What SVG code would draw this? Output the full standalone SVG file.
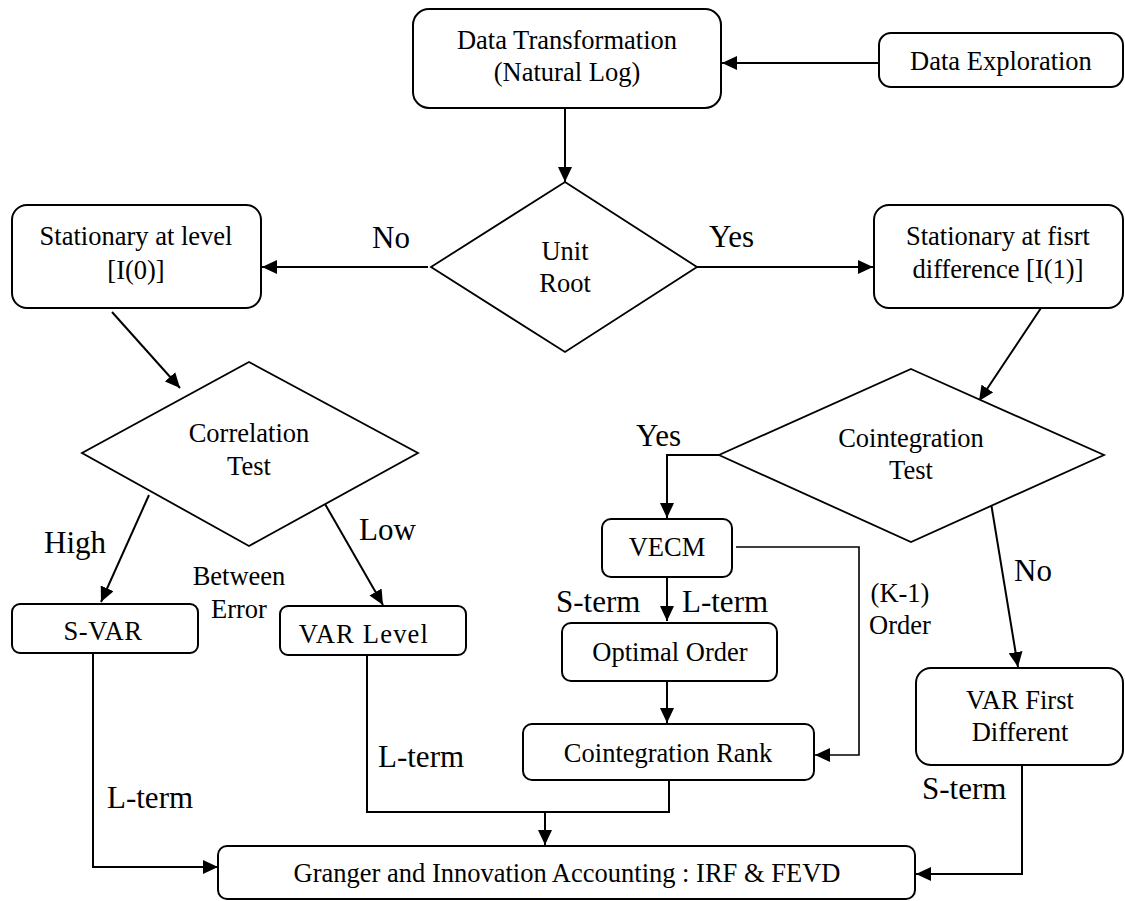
<svg xmlns="http://www.w3.org/2000/svg" width="1125" height="901" viewBox="0 0 1125 901">
<style>
.box{fill:#fff;stroke:#000;stroke-width:2}
.dia{fill:#fff;stroke:#000;stroke-width:1.8}
.t{font-family:"Liberation Serif","Times New Roman",serif;font-size:26.5px;fill:#000;text-anchor:middle}
.lb{font-family:"Liberation Serif","Times New Roman",serif;font-size:31px;fill:#000}
.c{fill:none;stroke:#000;stroke-width:2}
.c2{fill:none;stroke:#000;stroke-width:1.6}
</style>
<defs>
<marker id="ah" markerUnits="userSpaceOnUse" markerWidth="16" markerHeight="14" refX="15" refY="7" orient="auto">
<path d="M0,0 L15,7 L0,14 z" fill="#000"/>
</marker>
</defs>
<rect width="1125" height="901" fill="#fff"/>
<g id="connectors">
<line class="c" x1="879" y1="63" x2="722" y2="63" marker-end="url(#ah)"/>
<line class="c" x1="565" y1="108" x2="565" y2="182" marker-end="url(#ah)"/>
<line class="c" x1="428" y1="267" x2="262" y2="267" marker-end="url(#ah)"/>
<line class="c" x1="697" y1="267" x2="873" y2="267" marker-end="url(#ah)"/>
<line class="c" x1="112" y1="312" x2="180" y2="388" marker-end="url(#ah)"/>
<line class="c" x1="1041" y1="308" x2="979" y2="401" marker-end="url(#ah)"/>
<line class="c" x1="149" y1="495" x2="101" y2="602" marker-end="url(#ah)"/>
<line class="c" x1="321" y1="497" x2="383" y2="605" marker-end="url(#ah)"/>
<polyline class="c" points="719,455 667,455 667,518" marker-end="url(#ah)"/>
<line class="c" x1="667" y1="578" x2="667" y2="621" marker-end="url(#ah)"/>
<line class="c" x1="667" y1="681" x2="667" y2="723" marker-end="url(#ah)"/>
<polyline class="c2" points="736,547 859,547 859,755 815,755" marker-end="url(#ah)"/>
<line class="c" x1="991" y1="503" x2="1018" y2="667" marker-end="url(#ah)"/>
<polyline class="c" points="93,653 93,867 218,867" marker-end="url(#ah)"/>
<polyline class="c" points="367,655 367,812 669,812 669,780"/>
<line class="c" x1="545" y1="812" x2="545" y2="845" marker-end="url(#ah)"/>
<polyline class="c" points="1022,766 1022,874 916,874" marker-end="url(#ah)"/>
</g>
<g id="n-data-transformation">
<rect class="box" x="413" y="9" width="308" height="99" rx="16"/>
<text class="t" x="567" y="49">Data Transformation</text>
<text class="t" x="567" y="81">(Natural Log)</text>
</g>
<g id="n-data-exploration">
<rect class="box" x="879" y="33" width="244" height="54" rx="12"/>
<text class="t" x="1001" y="70">Data Exploration</text>
</g>
<g id="n-unit-root">
<polygon class="dia" points="565,182 697,267 565,352 431,267"/>
<text class="t" x="565" y="260">Unit</text>
<text class="t" x="565" y="292">Root</text>
</g>
<g id="n-stationary-level">
<rect class="box" x="12" y="205" width="249" height="103" rx="15"/>
<text class="t" x="136" y="245">Stationary at level</text>
<text class="t" x="136" y="279">[I(0)]</text>
</g>
<g id="n-stationary-first">
<rect class="box" x="874" y="205" width="249" height="103" rx="15"/>
<text class="t" x="998" y="245">Stationary at fisrt</text>
<text class="t" x="998" y="278">difference [I(1)]</text>
</g>
<g id="n-correlation">
<polygon class="dia" points="249,362 418,453 249,546 82,453"/>
<text class="t" x="249" y="442">Correlation</text>
<text class="t" x="249" y="475">Test</text>
</g>
<g id="n-cointegration-test">
<polygon class="dia" points="911,369 1104,455 911,542 719,455"/>
<text class="t" x="911" y="447">Cointegration</text>
<text class="t" x="911" y="479">Test</text>
</g>
<g id="n-svar">
<rect class="box" x="12" y="604" width="186" height="49" rx="8"/>
<text class="t" x="103" y="640" letter-spacing="0.6">S-VAR</text>
</g>
<g id="n-var-level">
<rect class="box" x="280" y="606" width="186" height="49" rx="8"/>
<text class="t" x="364" y="643" letter-spacing="1.2">VAR Level</text>
</g>
<g id="n-vecm">
<rect class="box" x="602" y="519" width="130" height="58" rx="9"/>
<text class="t" x="667" y="556">VECM</text>
</g>
<g id="n-optimal-order">
<rect class="box" x="562" y="623" width="215" height="58" rx="9"/>
<text class="t" x="670" y="661">Optimal Order</text>
</g>
<g id="n-cointegration-rank">
<rect class="box" x="523" y="724" width="291" height="56" rx="9"/>
<text class="t" x="668" y="762">Cointegration Rank</text>
</g>
<g id="n-var-first">
<rect class="box" x="916" y="668" width="207" height="97" rx="15"/>
<text class="t" x="1020" y="709">VAR First</text>
<text class="t" x="1020" y="741">Different</text>
</g>
<g id="n-granger">
<rect class="box" x="218" y="846" width="697" height="53" rx="9"/>
<text class="t" x="567" y="882">Granger and Innovation Accounting : IRF &amp; FEVD</text>
</g>
<g id="labels">
<text class="lb" x="372" y="248">No</text>
<text class="lb" x="709" y="247">Yes</text>
<text class="lb" x="636" y="446">Yes</text>
<text class="lb" x="1014" y="581">No</text>
<text class="lb" x="44" y="553">High</text>
<text class="lb" x="359" y="540">Low</text>
<text class="t" x="239" y="585">Between</text>
<text class="t" x="239" y="618">Error</text>
<text class="lb" x="556" y="612">S-term</text>
<text class="lb" x="682" y="612">L-term</text>
<text class="t" x="900" y="602">(K-1)</text>
<text class="t" x="900" y="634">Order</text>
<text class="lb" x="107" y="808">L-term</text>
<text class="lb" x="378" y="767">L-term</text>
<text class="lb" x="922" y="799">S-term</text>
</g>
</svg>
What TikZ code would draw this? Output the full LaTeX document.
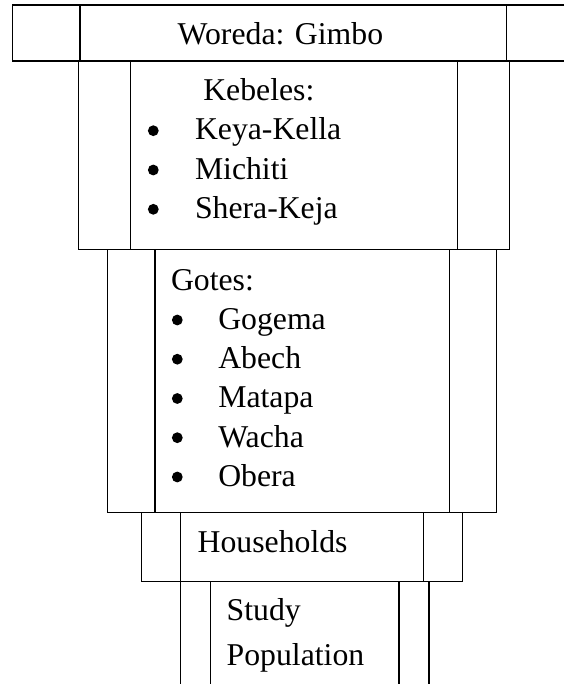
\documentclass[tikz,border=0pt]{standalone}
\usepackage{fontspec}
\setmainfont{Liberation Serif}
\begin{document}
\begin{tikzpicture}[x=0.75pt,y=-0.75pt,
  frame/.style={draw=black,line width=0.9pt},
  txt/.style={inner sep=0pt,outer sep=0pt,anchor=base west,font=\fontsize{23.8}{28}\selectfont},
  bul/.style={circle,fill=black,inner sep=0pt,outer sep=0pt,minimum size=8.1pt}]
\useasboundingbox (0,0) rectangle (564,684);
% Woreda box (open to the right edge)
\draw[frame] (564,5) -- (12.3,5) -- (12.3,61) -- (564,61);
\draw[frame] (80,5) -- (80,61);
\draw[frame] (506.3,5) -- (506.3,61);
% Kebeles box
\draw[frame] (78.7,61) rectangle (509.7,249.5);
\draw[frame] (130.7,61) -- (130.7,249.5);
\draw[frame] (457.7,61) -- (457.7,249.5);
% Gotes box
\draw[frame] (107.7,249.5) rectangle (496.3,512.7);
\draw[frame] (155,249.5) -- (155,512.7);
\draw[frame] (449.7,249.5) -- (449.7,512.7);
% Households box
\draw[frame] (141.7,512.7) rectangle (462.7,581.7);
\draw[frame] (180.3,512.7) -- (180.3,581.7);
\draw[frame] (423.3,512.7) -- (423.3,581.7);
% Study population (open at bottom)
\draw[frame] (180.3,581.7) -- (180.3,684);
\draw[frame] (210.7,581.7) -- (210.7,684);
\draw[frame] (399,581.7) -- (399,684);
\draw[frame] (429,581.7) -- (429,684);
% texts
\node[txt] (woreda) at (177.7,44.3) {Woreda: Gimbo};
\node[txt] (kebeles) at (203.3,100.7) {Kebeles:};
\node[bul] (kb1) at (153.3,130.7) {};
\node[bul] (kb2) at (153.3,170) {};
\node[bul] (kb3) at (153.3,209.3) {};
\node[txt] (k1) at (195,140) {Keya-Kella};
\node[txt] (k2) at (195,179.3) {Michiti};
\node[txt] (k3) at (195,218.6) {Shera-Keja};
\node[txt] (gotes) at (171,290) {Gotes:};
\node[bul] (gb1) at (177.3,320) {};
\node[bul] (gb2) at (177.3,359.2) {};
\node[bul] (gb3) at (177.3,398.5) {};
\node[bul] (gb4) at (177.3,437.7) {};
\node[bul] (gb5) at (177.3,477) {};
\node[txt] (g1) at (218.3,329.3) {Gogema};
\node[txt] (g2) at (218.3,368.5) {Abech};
\node[txt] (g3) at (218.3,407.8) {Matapa};
\node[txt] (g4) at (218.3,447) {Wacha};
\node[txt] (g5) at (218.3,486.3) {Obera};
\node[txt] (hh) at (197.7,552.7) {Households};
\node[txt] (study) at (226.7,620.7) {Study};
\node[txt] (pop) at (226.7,665.7) {Population};
\end{tikzpicture}
\end{document}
= = =
- [Set exercise] Locate all lines holding the word "What", then copy them out.

- [Answer to this problem]
What SVG code would draw this? Output the full standalone SVG file.
What TikZ code would draw this? Output the full LaTeX document.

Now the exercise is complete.